Correio braziliense, n. 20095, 29/05/2018. Mundo, p. 14

 

Renúncia no Paraguai

Rodrigo Craveiro

29/05/2018

 

 

AMÉRICA DO SUL » Horacio Cartes apresenta carta de demissão e abre espaço para a Presidência ser ocupada, pela primeira vez, por uma mulher. Especialistas veem tentativa do líder de garantir influência no governo e obter foro privilegiado como senador ativo

O anúncio foi feito por meio de uma carta (veja foto) e do Twitter. “Apresento minha renúncia ao cargo de presidente da República do Paraguai. Para continuar servindo ao país desde o Senado da Nação, cumprindo com a vontade popular depositada nas urnas. Deus abençoe o Paraguai”, escreveu Horacio Cartes na rede social. A decisão de trocar o Palacio de los López, sede do Executivo, por uma cadeira no Congresso Nacional ocorreu 72 horas depois de o mandatário ser diplomado senador por Jaime Belstar, presidente da Corte Suprema de Justiça.
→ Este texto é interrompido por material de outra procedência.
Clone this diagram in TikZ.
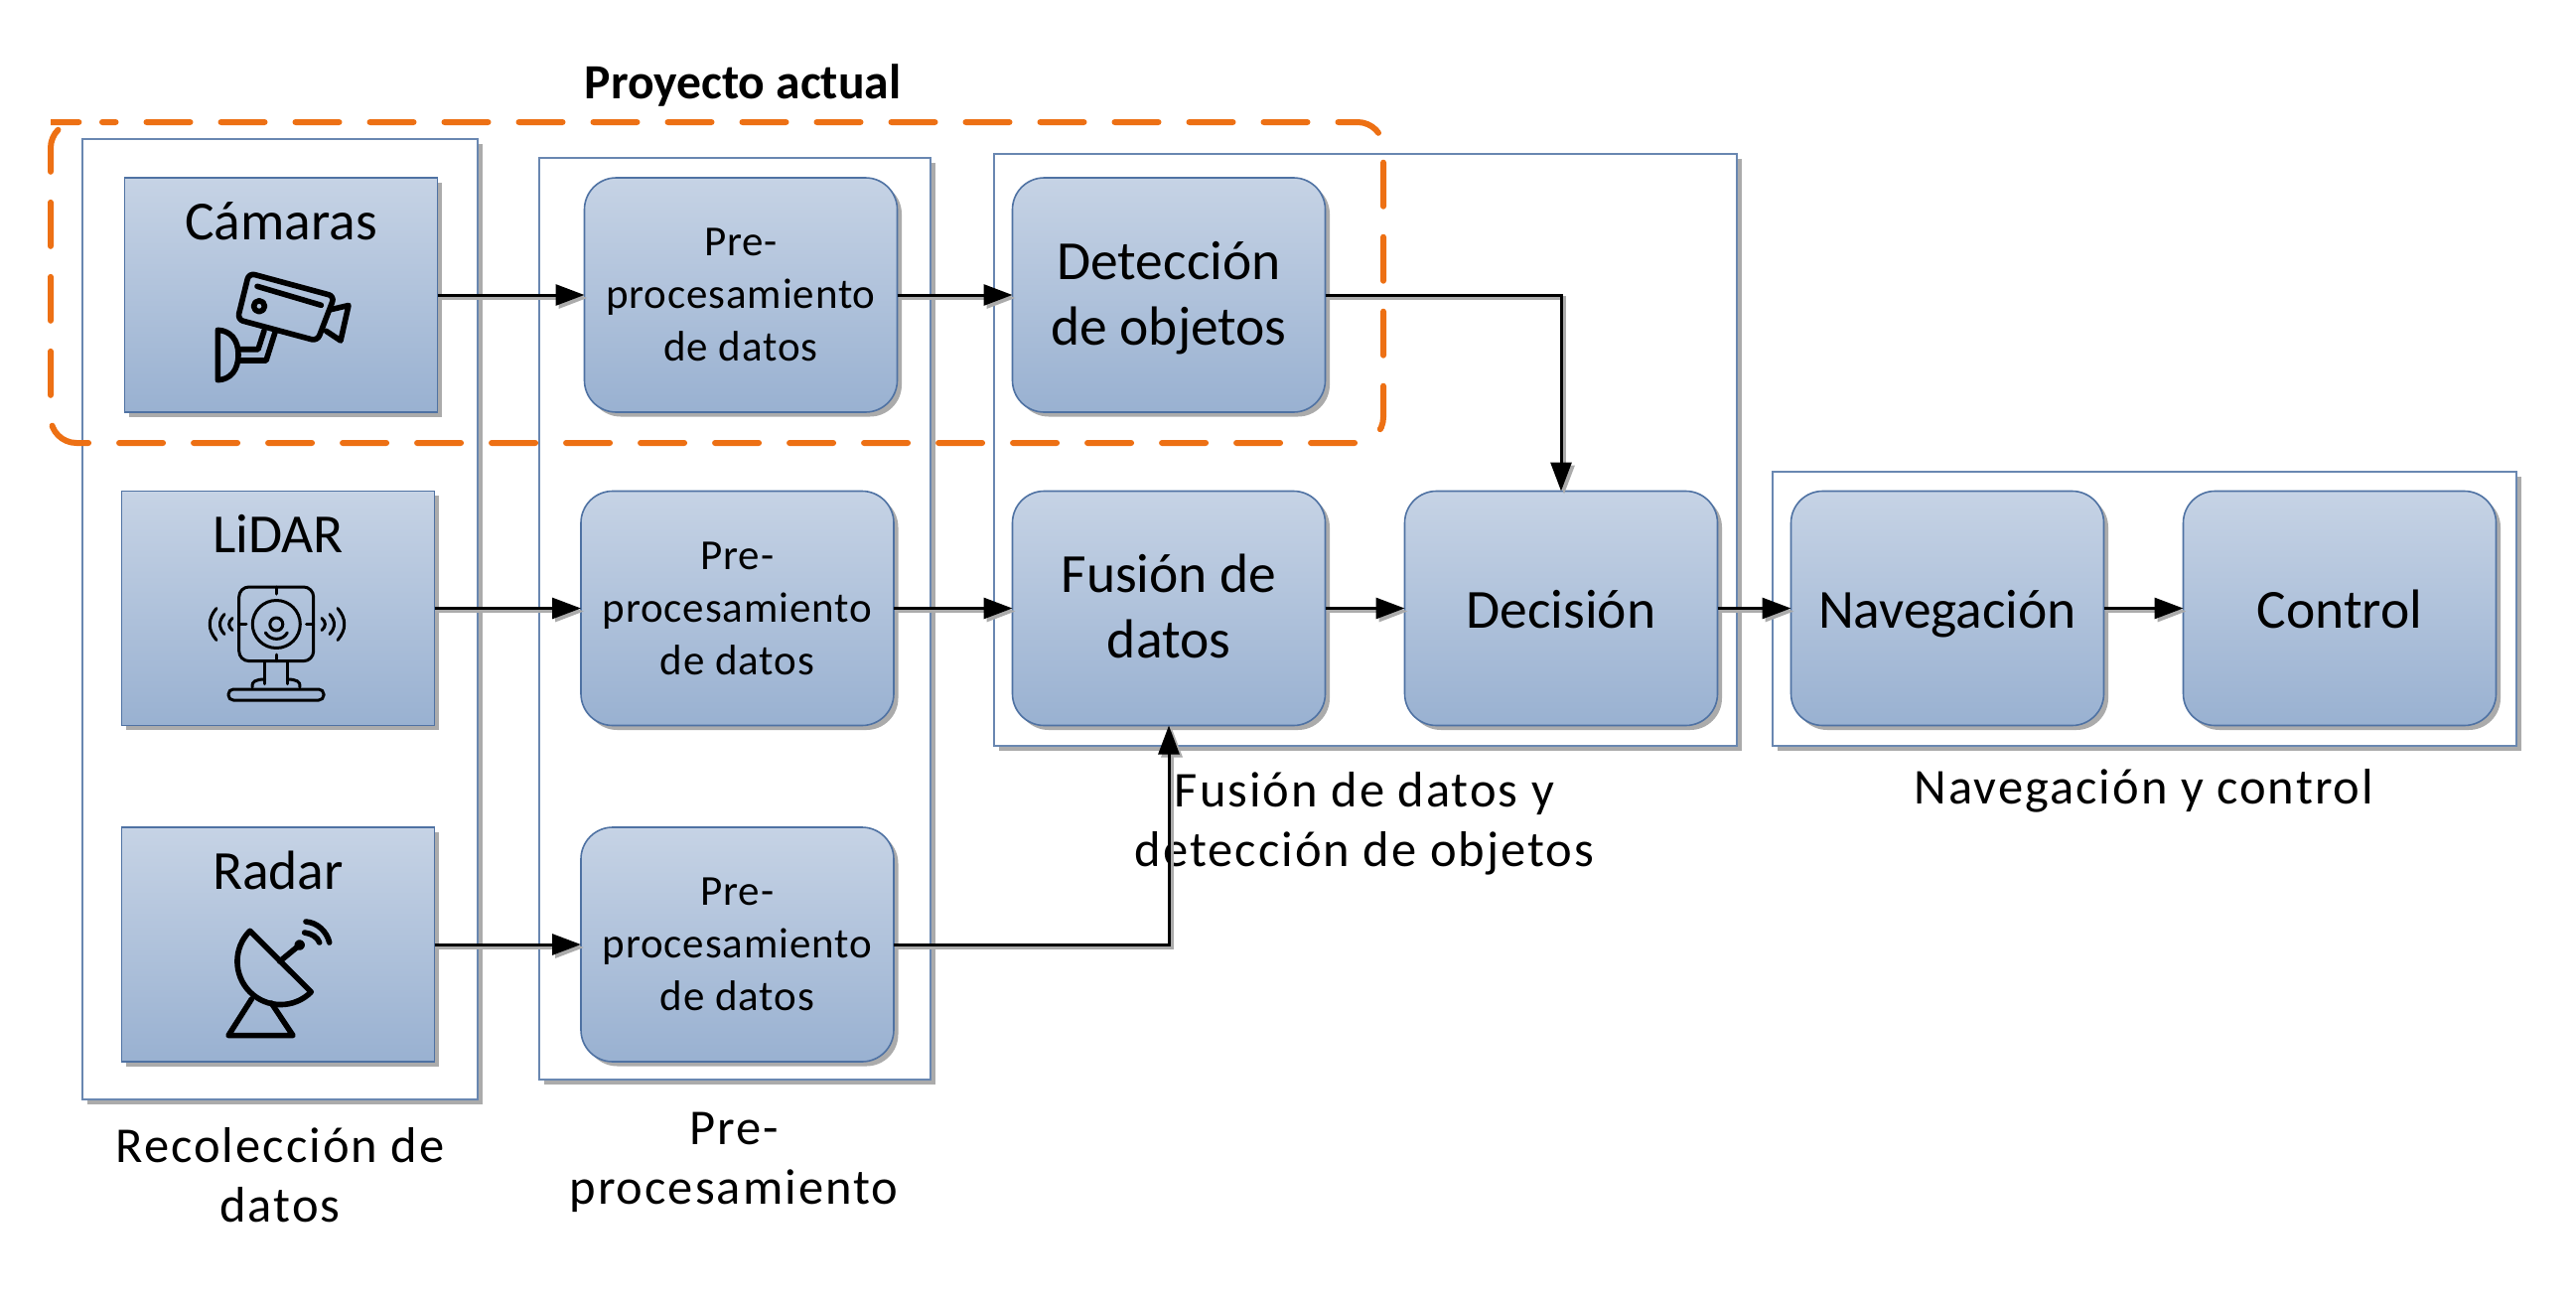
\documentclass[tikz,border=0pt]{standalone}
\usepackage{fontspec}
\setmainfont{Carlito}
\newfontfamily\spaced[LetterSpace=4]{Carlito}
\newfontfamily\prespaced[LetterSpace=2]{Carlito}
\usetikzlibrary{shadows,arrows.meta}
\definecolor{gradtop}{HTML}{C6D3E5}
\definecolor{gradbot}{HTML}{99B1D1}
\definecolor{edgeblue}{HTML}{4F72A3}
\definecolor{shadegray}{HTML}{ABABAB}
\definecolor{frameorange}{HTML}{ED7014}
\pgfdeclareverticalshading{boxgrad}{100bp}{color(0bp)=(gradbot); color(25bp)=(gradbot); color(75bp)=(gradtop); color(100bp)=(gradtop)}
\newcommand{\twolines}[2]{\rule{0pt}{50pt}#1\\#2\rule[-16pt]{0pt}{0pt}}
\tikzset{
  x=1pt,y=-1pt,
  panel/.style={draw=edgeblue!85,line width=1.6pt,fill=white,inner sep=0pt,outer sep=0pt,
    drop shadow={shadow xshift=4.5pt,shadow yshift=-4.5pt,opacity=1,fill=shadegray}},
  sharpbox/.style={draw=edgeblue,line width=1.6pt,shading=boxgrad,inner sep=0pt,outer sep=0pt,
    minimum width=315pt,minimum height=236pt,
    drop shadow={shadow xshift=4.5pt,shadow yshift=-4.5pt,opacity=1,fill=shadegray}},
  roundbox/.style={sharpbox,rounded corners=32pt,align=center},
  boxfont/.style={font=\fontsize{55.5}{65}\selectfont,execute at begin node=\rule{0pt}{59.5pt},execute at end node=\strut},
  twofont/.style={font=\fontsize{55.5}{66}\selectfont},
  labelfont/.style={font=\fontsize{55.5}{66.5}\selectfont},
  prefont/.style={font=\prespaced\fontsize{43}{53}\selectfont},
  capfont/.style={font=\spaced\fontsize{50.5}{60}\selectfont,align=center},
  link/.style={line width=3pt,-{Triangle[length=29pt,width=21pt]},
    preaction={draw=shadegray,line width=3.4pt,transform canvas={shift={(3pt,-3pt)}}}},
  icon/.style={line width=5.6pt,line join=round,line cap=round},
  thinicon/.style={line width=3pt,line join=round,line cap=round},
}
\begin{document}
\begin{tikzpicture}
\useasboundingbox (0,0) rectangle (2594,1314);
% panels
\node[panel,minimum width=398pt,minimum height=967pt] (p1) at (282,623.5) {};
\node[panel,minimum width=394pt,minimum height=928pt] (p2) at (740,623) {};
\node[panel,minimum width=748pt,minimum height=596pt] (p3) at (1375,453) {};
\node[panel,minimum width=749pt,minimum height=276pt] (p4) at (2159.5,613) {};
% boxes
\node[sharpbox] (cam) at (283,297) {};
\node[sharpbox] (lidar) at (280,612.5) {};
\node[sharpbox] (radar) at (280,951) {};
\node[labelfont] (camtxt) at (283,223) {Cámaras};
\node[labelfont] (lidartxt) at (280,537) {LiDAR};
\node[labelfont] (radartxt) at (280,876) {Radar};
\node[roundbox,prefont] (pre1) at (746,297) {Pre-\\procesamiento\\de datos};
\node[roundbox,prefont] (pre2) at (742.5,612.5) {Pre-\\procesamiento\\de datos};
\node[roundbox,prefont] (pre3) at (742.5,951) {Pre-\\procesamiento\\de datos};
\node[roundbox,twofont] (det) at (1177,297) {\twolines{Detección}{de objetos}};
\node[roundbox,twofont] (fus) at (1177,612.5) {\twolines{Fusión de}{datos}};
\node[roundbox,boxfont] (dec) at (1572,612.5) {Decisión};
\node[roundbox,boxfont] (nav) at (1961,612.5) {Navegación};
\node[roundbox,boxfont] (ctl) at (2356,612.5) {Control};
% captions
\node[capfont] (cap1) at (282,1183) {Recolección de\\datos};
\node[capfont] (cap2) at (739,1170) {Pre-\\procesamiento};
\node[capfont] (cap3) at (1374,829) {Fusión de datos y\\detección de objetos};
\node[capfont] (cap4) at (2159,796) {Navegación y control};
\node[font=\bfseries\fontsize{49.6}{60}\selectfont] (title) at (748,86) {Proyecto actual};
% camera icon
\draw[icon,rounded corners=6pt] (250.7,275) -- (336.8,298.3) -- (319.6,343.3) -- (239.2,321.7) -- cycle;
\draw[icon] (333,311.7) -- (351,307.5) -- (343,343) -- (328.4,333.3);
\draw[icon] (261,308.3) circle[radius=5.5pt];
\draw[icon] (259,288.3) -- (323.4,307.3);
\draw[icon] (219.3,332.3) .. controls (232,333) and (240,342) .. (240,357) .. controls (240,373) and (232,382) .. (219.3,382.7) -- cycle;
\draw[icon] (277.5,333) -- (268,363) -- (240,363);
\draw[icon] (266,333) -- (260,351.7) -- (240,351.7);
% lidar icon
\draw[thinicon,rounded corners=10pt] (240.7,591) rectangle (315.7,665.6);
\draw[thinicon] (278.3,628.5) circle[radius=24pt];
\draw[thinicon] (278.3,628.5) circle[radius=6.5pt];
\draw[thinicon] (267.3,637) .. controls (272,645.5) and (285,645.5) .. (289.3,637);
\draw[thinicon] (278.3,591) -- (278.3,598);
\draw[thinicon] (278.3,659) -- (278.3,665.6);
\draw[thinicon] (240.7,628.5) -- (248,628.5);
\draw[thinicon] (308.5,628.5) -- (315.7,628.5);
\draw[thinicon] (266.7,665.6) -- (266.7,688.6);
\draw[thinicon] (289.3,665.6) -- (289.3,688.6);
\draw[thinicon] (254,692) .. controls (253,686) and (258,684) .. (266.7,684);
\draw[thinicon] (302,692) .. controls (303,686) and (298,684) .. (289.3,684);
\draw[thinicon,rounded corners=5pt] (230,694) rectangle (326,705);
\draw[thinicon] (218,612.5) .. controls (209,623) and (209,634) .. (218,644.5);
\draw[thinicon] (226,618.5) .. controls (220,625) and (220,632) .. (226,638.5);
\draw[thinicon] (234,622.5) .. controls (229.5,626) and (229.5,631) .. (234,634.5);
\draw[thinicon] (324,622.5) .. controls (328.5,626) and (328.5,631) .. (324,634.5);
\draw[thinicon] (332,618.5) .. controls (338,625) and (338,632) .. (332,638.5);
\draw[thinicon] (340,612.5) .. controls (349,623) and (349,634) .. (340,644.5);
% radar icon
\draw[icon] (251.7,937.3) .. controls (234.7,954.2) and (234.7,981.8) .. (251.7,998.8) .. controls (268.7,1015.8) and (296.3,1015.8) .. (313.3,998.8) -- cycle;
\draw[icon] (281.7,968) -- (301.7,951.5);
\draw[icon,fill=black] (301.7,951.5) circle[radius=2.5pt];
\draw[icon] (306.7,939) .. controls (314,940) and (320,944) .. (321.7,949);
\draw[icon] (308,928) .. controls (320,929) and (329,938) .. (331.7,949);
\draw[icon] (253.3,1006) -- (230,1042.6) -- (295,1042.6) -- (273.3,1010);
% connectors
\draw[link] (cam.east) -- (pre1.west);
\draw[link] (lidar.east) -- (pre2.west);
\draw[link] (radar.east) -- (pre3.west);
\draw[link] (pre1.east) -- (det.west);
\draw[link] (pre2.east) -- (fus.west);
\draw[link] (pre3.east) -| (fus.south);
\draw[link] (det.east) -| (dec.north);
\draw[link] (fus.east) -- (dec.west);
\draw[link] (dec.east) -- (nav.west);
\draw[link] (nav.east) -- (ctl.west);
% project frame
\draw[draw=frameorange,line width=6pt,line cap=round,dash pattern=on 44pt off 31pt,dash phase=30.5pt,rounded corners=26pt]
  (77,123) -- (1393,123) -- (1393,446) -- (51,446) -- (51,123) -- cycle;
\end{tikzpicture}
\end{document}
Caso o Legislativo aprove a renúncia, em sessão conjunta da Câmara dos Deputados e do Senado  a ser realizada provavelmente amanhã, a juíza Alicia Beatriz Pucheta de Correa (leia o Personagem da Notícia), 68 anos, se tornará a primeira mulher a ocupar o posto máximo do Paraguai até 15 de agosto, quando Mario Abdo Benítez, eleito em 22 de abril, assumirá para um mandato de cinco anos.

Cartes luta para obter os votos necessários que lhe garantam a aceitação da renúncia. Basta uma maioria simples — 23 votos do total de 45 senadores, e 41, do total de 80 deputados. A analista política Estela Ruiz Díaz, colunista do jornal Ultima Hora, explicou ao Correio que o presidente negocia o apoio para levar adiante seus planos políticos. “Ele faz isso para seguir como um ator político na gestão de Benítez. Alicia, ex-ministra da Suprema Corte, alçada a vice-presidente após a renúncia de Juan Afara é uma aposta de Cartes. Apesar da indicação, não se vê muito júbilo entre as mulheres, pois Alicia chegou como uma decisão do presidente, não pela via eleitoral.”

Controvérsia

De acordo com Estela, o Paraguai convive com uma controvérsia sobre se um presidente pode ou não ser senador ativo. “A Carta Magna estabelece que chefes de Estado que completarem o mandato serão senadores vitalícios. O ex-presidente Nicanor Duarte Frutos havia passado pela mesma situação, mas, por causa dessa trava constitucional, não pôde assumir o Senado por mais de cinco anos.” Com a Constituinte prevista para o próximo ano, tudo indica que a reeleiçao será autorizada, o que possibilitaria a Cartes retornar como candidato em 2023. “A dúvida do presidente eleito Mario Abdo Benítez é se Cartes será mais conveniente dentro ou  fora do Senado. A metade de sua bancada se opõe a aceitar a renúncia.”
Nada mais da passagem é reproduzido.